The industry is not anticipating longer term disruptions from Tropical Storm Barry, but the amount of flooding that comes with the storm could be the wild card.

Tom Kloza, head of global energy analysis at Oil Price Information Service, said refineries were all running at high summertime rates, and so far the only refinery that had a precautionary shutdown was Phillips 66‘s Alliance refinery.

Kloza said the refineries have extensive plans for storm-related outages, but they do not include them in any preset schedule. They do plan for seasonal maintenance which is done twice a year before and after summer gasoline production. “They don’t plan to go down in the middle of the season,” he said.

“They have product on hand, but they have to take the refinery down very carefully and they have to take it back up very carefully. It might be a week before they’re back to normal,” he said.

Kloza said he is watching for possible announcements from two other refineries in Lake Charles. One is owned by Citgo, the other by Phillips 66.

Paul Sankey of Mizuho notes there are refineries with capacity totaling 1.8 million barrels a day in the potential path.

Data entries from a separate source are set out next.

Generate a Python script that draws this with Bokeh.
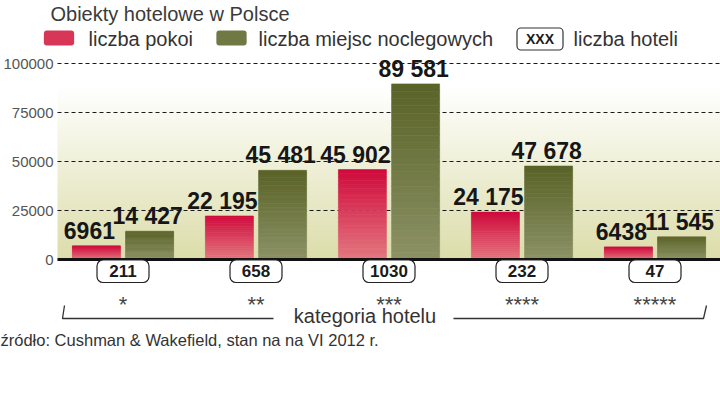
import numpy as np
from bokeh.plotting import figure
from bokeh.models import Range1d, Label, ColumnDataSource
from bokeh.core.properties import value
from bokeh.embed import file_html
from bokeh.resources import INLINE

# ---------------- data ----------------
categories = ["*", "**", "***", "****", "*****"]
rooms = [6961, 22195, 45902, 24175, 6438]            # liczba pokoi
beds = [14427, 45481, 89581, 47678, 11545]           # liczba miejsc noclegowych
hotels = [211, 658, 1030, 232, 47]                   # liczba hoteli
y_ticks = [0, 25000, 50000, 75000, 100000]
y_tick_labels = ["0", "25000", "50000", "75000", "100000"]

# ---------------- layout constants (pixels) ----------------
W, H = 720, 396
PX_PER_UNIT = 196 / 100000      # vertical scale
ZERO_Y = 259                    # px from top for value 0
GROUP_PX = 133                  # px between category centres
FIRST_CENTER = 122.5            # px of first category centre
PLOT_LEFT = 57                  # px where the plotting area starts
BASE_FIX = 7                    # alphabetic-baseline correction for labels

x_start = -FIRST_CENTER / GROUP_PX
x_end = (W - FIRST_CENTER) / GROUP_PX
y_end = ZERO_Y / PX_PER_UNIT
y_start = -(H - ZERO_Y) / PX_PER_UNIT


def dx(px):   # pixel x -> data x
    return (px - FIRST_CENTER) / GROUP_PX


def dy(py):   # pixel y -> data y
    return (ZERO_Y - py) / PX_PER_UNIT


def sy(py):   # pixel y (from top) -> screen units from bottom
    return H - py


def mix(c1, c2, t):
    return "#%02x%02x%02x" % tuple(int(round(a + (b - a) * t)) for a, b in zip(c1, c2))


def hexrgb(h):
    h = h.lstrip("#")
    return tuple(int(h[i:i + 2], 16) for i in (0, 2, 4))


RED_BOT, RED_TOP = hexrgb("#e47880"), hexrgb("#cf0a3c")
GRN_BOT, GRN_TOP = hexrgb("#8c9266"), hexrgb("#596227")
BG_BOT = hexrgb("#dcddaa")
TXT = "#333333"
FONT = "Liberation Sans"

p = figure(width=W, height=H, output_backend="svg", toolbar_location=None,
           x_range=Range1d(x_start, x_end), y_range=Range1d(y_start, y_end),
           x_axis_location=None, y_axis_location=None, min_border=0)
p.outline_line_color = None
p.background_fill_color = "white"
p.border_fill_color = "white"
p.grid.visible = False

# ---------------- background gradient ----------------
n_bg = 150
t = np.linspace(0, 1, n_bg)
img = np.empty((n_bg, 1), dtype=np.uint32)
view = img.view(dtype=np.uint8).reshape((n_bg, 1, 4))
for i, ch in enumerate(BG_BOT):
    view[:, 0, i] = np.round(ch + (255 - ch) * t).astype(np.uint8)
view[:, 0, 3] = 255
p.image_rgba(image=[img], x=dx(PLOT_LEFT), y=0, dw=x_end - dx(PLOT_LEFT), dh=dy(85), level="image")

# ---------------- y axis: grid lines and tick labels ----------------
grid_vals = y_ticks[1:]
p.segment(x0=[dx(PLOT_LEFT)] * len(grid_vals), x1=[x_end] * len(grid_vals), y0=grid_vals, y1=grid_vals,
          line_color="#1a1a1a", line_width=1, line_dash="4 3", level="underlay")
p.text(x=[dx(53)] * len(y_ticks), y=y_ticks, text=y_tick_labels, text_align="right",
       text_baseline="middle", text_font=value(FONT), text_font_size="15px", text_color="#555555")

# ---------------- bars with vertical gradient ----------------
idx = np.arange(len(categories))
OFF = 0.2
BAR_W = 48 / GROUP_PX
N_SL = 24


def grad_source(xs, vals, c_bot, c_top):
    d = dict(x=[], bottom=[], top=[], color=[])
    for x, v in zip(xs, vals):
        for k in range(N_SL):
            d["x"].append(float(x))
            d["bottom"].append(v * k / N_SL)
            d["top"].append(v * (k + 1) / N_SL)
            d["color"].append(mix(c_bot, c_top, (k + 0.5) / N_SL))
    return ColumnDataSource(d)


for xs, vals, cb, ct in ((idx - OFF, rooms, RED_BOT, RED_TOP), (idx + OFF, beds, GRN_BOT, GRN_TOP)):
    p.vbar(x="x", bottom="bottom", top="top", width=BAR_W, fill_color="color",
           line_color="color", line_width=0.6, source=grad_source(xs, vals, cb, ct))


def fmt(v):
    return f"{v:,}".replace(",", " ") if v >= 10000 else str(v)


p.text(x=idx - OFF, y=rooms, text=[fmt(v) for v in rooms], text_align="center",
       text_baseline="alphabetic", x_offset=-7, y_offset=-15, text_font=value(FONT),
       text_font_style="bold", text_font_size="23px", text_color="#161616")
p.text(x=idx + OFF, y=beds, text=[fmt(v) for v in beds], text_align="center",
       text_baseline="alphabetic", x_offset=-2, y_offset=-15, text_font=value(FONT),
       text_font_style="bold", text_font_size="23px", text_color="#161616")

# baseline
p.segment(x0=[dx(PLOT_LEFT)], x1=[x_end], y0=[0], y1=[0], line_color="#111111", line_width=3)

# hotel-count boxes
BOX_HALF = 26 / GROUP_PX
p.quad(left=idx - BOX_HALF, right=idx + BOX_HALF, top=[dy(259.5)] * len(idx),
       bottom=[dy(282)] * len(idx), fill_color="white", line_color="#222222",
       line_width=1.2, border_radius=6)
p.text(x=idx, y=[0] * len(idx), text=[str(h) for h in hotels], text_align="center",
       text_baseline="middle", y_offset=11, text_font=value(FONT), text_font_style="bold",
       text_font_size="17px", text_color="#1a1a1a")

# category stars
p.text(x=idx, y=[0] * len(idx), text=categories, text_align="center",
       text_baseline="alphabetic", y_offset=45, text_font=value(FONT),
       text_font_size="22px", text_color="#444444")

# bracket around category labels
p.line(x=[dx(64), dx(62), dx(273)], y=[dy(305), dy(318), dy(318)], line_color="#333333", line_width=1.3)
p.line(x=[dx(453), dx(703), dx(706)], y=[dy(318), dy(318), dy(305)], line_color="#333333", line_width=1.3)


# ---------------- texts & legend ----------------
def label(text, px, py, size, color=TXT, align="left", baseline="alphabetic", style="normal", **kw):
    if baseline == "alphabetic":
        py -= BASE_FIX
    p.add_layout(Label(x=px, y=sy(py), x_units="screen", y_units="screen", text=text,
                       text_font=FONT, text_font_size=size, text_color=color,
                       text_align=align, text_baseline=baseline, text_font_style=style, **kw))


label("Obiekty hotelowe w Polsce", 50, 20, "20px", color="#3a3a3a")
# swatches
label(" ", 58.5, 37.5, "1px", align="center", baseline="middle",
      background_fill_color=mix(RED_BOT, RED_TOP, 0.6), padding=dict(x=15, y=7), border_radius=3)
label("liczba pokoi", 88, 45, "20px")
label(" ", 231, 37.5, "1px", align="center", baseline="middle",
      background_fill_color=mix(GRN_BOT, GRN_TOP, 0.55), padding=dict(x=15, y=7), border_radius=3)
label("liczba miejsc noclegowych", 258, 45, "20px")
label("XXX", 539.5, 38.5, "14px", color="#1a1a1a", align="center", baseline="middle", style="bold",
      background_fill_color="white", border_line_color="#333333", border_line_width=1.2,
      padding=dict(x=9, y=3), border_radius=4)
label("liczba hoteli", 573, 45, "20px")

label("kategoria hotelu", 364.5, 322, "20px", align="center")
label("źródło: Cushman & Wakefield, stan na  na VI 2012 r.", 0, 346, "16.5px")

open("out.html", "w").write(file_html(p, INLINE))
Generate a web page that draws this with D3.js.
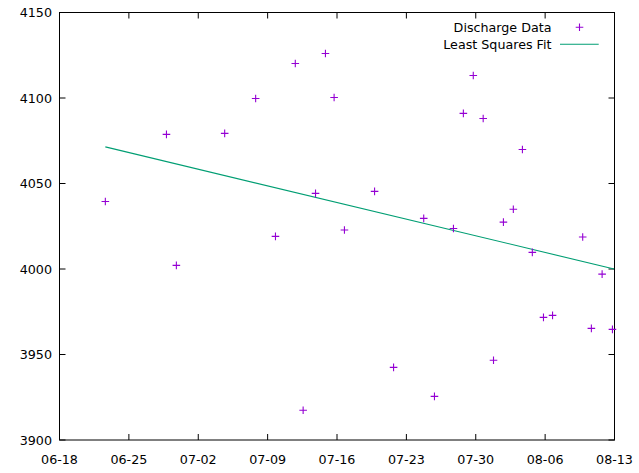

The storm will impact U.S. imports and exports of fuel and crude, which have grown dramatically in the past year.

“It clogs exports. You have so much ingress and egress in terms of cargos moving in and out of the gulf coast now,” said Kloza.

Like other analysts, Kloza said the storm may not damage much energy infrastructure but it will wreak havoc with the government’s weekly oil market report, watched by the market globally for its supply/demand data. The next report is due Wednesday at 10:30 a.m., and the data could be skewed by the storm. The data could be impacted both by the storm disrupting exports and imports. The industry may also not be as focused on supplying the data in the New Orleans area as it normally would be.

“It really screws up EIA reports next week and perhaps the week after that. We’re going to get some screwed up data. Also, we could get sweet crude go up in price at the Gulf Coast but Cushing doesn’t match it,” he said, suggesting the spot market on the coast could get bid higher than the price of crude at Cushing, the US storage hub.